Pour les salariés, cela impliquerait à coup sûr une remise en cause, à la baisse, de leurs salaires, une détérioration de leurs conditions de travail... et pour nombre d'entre eux, la porte. Les licenciements prévus se situeraient entre 10 000 et 12 000 salariés, "chiffres somme toute modestes", ose déclarer Tchuruk, qui jongle avec les milliards comme il jongle avec le sort des travailleurs. On voudrait le voir, lui et ses semblables, pointer à l'ANPE, et vivre, lui et sa famille, avec le RMI.

Modeste, ce chiffre ? Pas pour ceux qui seront dans la charrette des licenciés. Et encore moins si on y ajoute ceux déjà prévus et à venir dans des entreprises qui comme Alcatel se "restructurent". Leur liste défraie la chronique, et elle s'allonge de jour en jour. Car Tchuruk n'innove pas. Les mesures qu'il vient d'annoncer sont les mêmes que les capitalistes appliquent depuis des années dans toutes les branches de l'économie. "Délocalisation", "externalisation", "sous-traitance" sont des mots que tous les travailleurs ont appris à connaître, pour en avoir dans maints endroits subi les effets. Les actionnaires savent eux aussi de quoi il retourne, pour empocher, à chaque fois, les plus-values que ces décisions produisent.

Ces restructurations d'entreprises à jet continu, ces licenciements en rafales ne pouvaient pas manquer de se traduire dans les chiffres, pourtant trafiqués, du chômage. Effectivement, ils recommencent à croître, marquant la fin de "l'embellie" dont se vantait le gouvernement.

Cette embellie, les travailleurs n'en ont pas vu la couleur. Mais le fait qu'aujourd'hui le ciel économique a l'air de s'assombrir va immanquablement servir de prétexte pour justifier de nouveaux sacrifices que l'on imposera aux salariés. Les capitalistes, eux, connaissent la bonne méthode pour s'en tirer à leur avantage. Quand tout va bien, ils bloquent les salaires et ils licencient. Et quand cela va moins bien, ils font... la même chose.

Et c'est au moment où l'on annonce que le chômage recommence à augmenter que prend effet officiellement le PARE, cette mesure décidée à l'initiative du MEDEF, et acceptée par les socialistes, qui vise à réduire les droits des chômeurs, en les contraignant, à terme, à accepter n'importe quel travail, aux conditions imposées par le marché du travail, c'est-à-dire par les besoins des patrons.
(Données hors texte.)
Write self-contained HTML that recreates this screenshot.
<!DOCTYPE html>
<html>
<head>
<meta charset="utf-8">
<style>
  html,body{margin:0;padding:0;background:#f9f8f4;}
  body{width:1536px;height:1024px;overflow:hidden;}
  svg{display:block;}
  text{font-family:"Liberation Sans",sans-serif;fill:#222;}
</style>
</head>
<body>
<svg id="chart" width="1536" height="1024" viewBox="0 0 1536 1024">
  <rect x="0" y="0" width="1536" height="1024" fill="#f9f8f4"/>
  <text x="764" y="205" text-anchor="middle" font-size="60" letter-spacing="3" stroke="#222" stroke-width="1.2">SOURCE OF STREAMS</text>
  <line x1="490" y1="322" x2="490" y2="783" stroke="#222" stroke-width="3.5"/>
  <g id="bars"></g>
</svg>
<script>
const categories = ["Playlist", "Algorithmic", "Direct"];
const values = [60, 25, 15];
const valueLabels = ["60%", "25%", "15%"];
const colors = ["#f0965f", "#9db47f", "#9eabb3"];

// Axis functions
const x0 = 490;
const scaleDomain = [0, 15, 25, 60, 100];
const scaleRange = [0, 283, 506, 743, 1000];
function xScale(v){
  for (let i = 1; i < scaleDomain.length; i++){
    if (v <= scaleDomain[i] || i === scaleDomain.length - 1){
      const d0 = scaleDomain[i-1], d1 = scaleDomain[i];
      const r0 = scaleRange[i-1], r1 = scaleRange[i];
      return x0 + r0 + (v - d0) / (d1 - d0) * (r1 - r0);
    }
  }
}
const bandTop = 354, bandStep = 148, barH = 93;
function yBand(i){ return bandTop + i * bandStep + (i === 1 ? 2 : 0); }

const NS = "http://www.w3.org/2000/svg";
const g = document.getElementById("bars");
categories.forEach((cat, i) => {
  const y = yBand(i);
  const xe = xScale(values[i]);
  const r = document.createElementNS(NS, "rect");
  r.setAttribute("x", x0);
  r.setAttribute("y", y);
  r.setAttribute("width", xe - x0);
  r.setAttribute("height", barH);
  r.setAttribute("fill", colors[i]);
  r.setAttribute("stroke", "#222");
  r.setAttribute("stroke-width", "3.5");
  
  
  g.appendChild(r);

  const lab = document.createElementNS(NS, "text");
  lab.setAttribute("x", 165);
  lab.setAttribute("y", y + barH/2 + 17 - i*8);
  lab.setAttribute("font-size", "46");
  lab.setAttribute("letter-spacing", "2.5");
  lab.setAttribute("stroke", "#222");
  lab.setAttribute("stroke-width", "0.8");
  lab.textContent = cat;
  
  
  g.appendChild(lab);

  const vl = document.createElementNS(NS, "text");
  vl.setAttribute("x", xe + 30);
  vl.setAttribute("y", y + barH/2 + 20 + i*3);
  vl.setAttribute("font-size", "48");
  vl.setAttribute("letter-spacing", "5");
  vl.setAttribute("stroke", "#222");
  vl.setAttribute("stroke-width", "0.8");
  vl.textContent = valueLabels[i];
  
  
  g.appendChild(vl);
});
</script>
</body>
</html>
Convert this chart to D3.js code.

C'est un autre volet de ce que le gouvernement appelle, sans rire, la "modernisation sociale".

Les travailleurs ne peuvent compter que sur la force qu'ils représentent, collectivement, pour mettre un coup d'arrêt à ce qu'il faut appeler la régression sociale dont ils sont les victimes.

Tchuruk parle "d'entreprises sans usines". La classe ouvrière pourrait rappeler à cet individu et à ses semblables que les millions d'exploités, ceux dont le travail est à l'origine de leurs fabuleux profits, ne sont pas des "êtres virtuels" mais des femmes et des hommes, en chair et en os, qui sauront se défendre, collectivement. Et le plus tôt sera le mieux.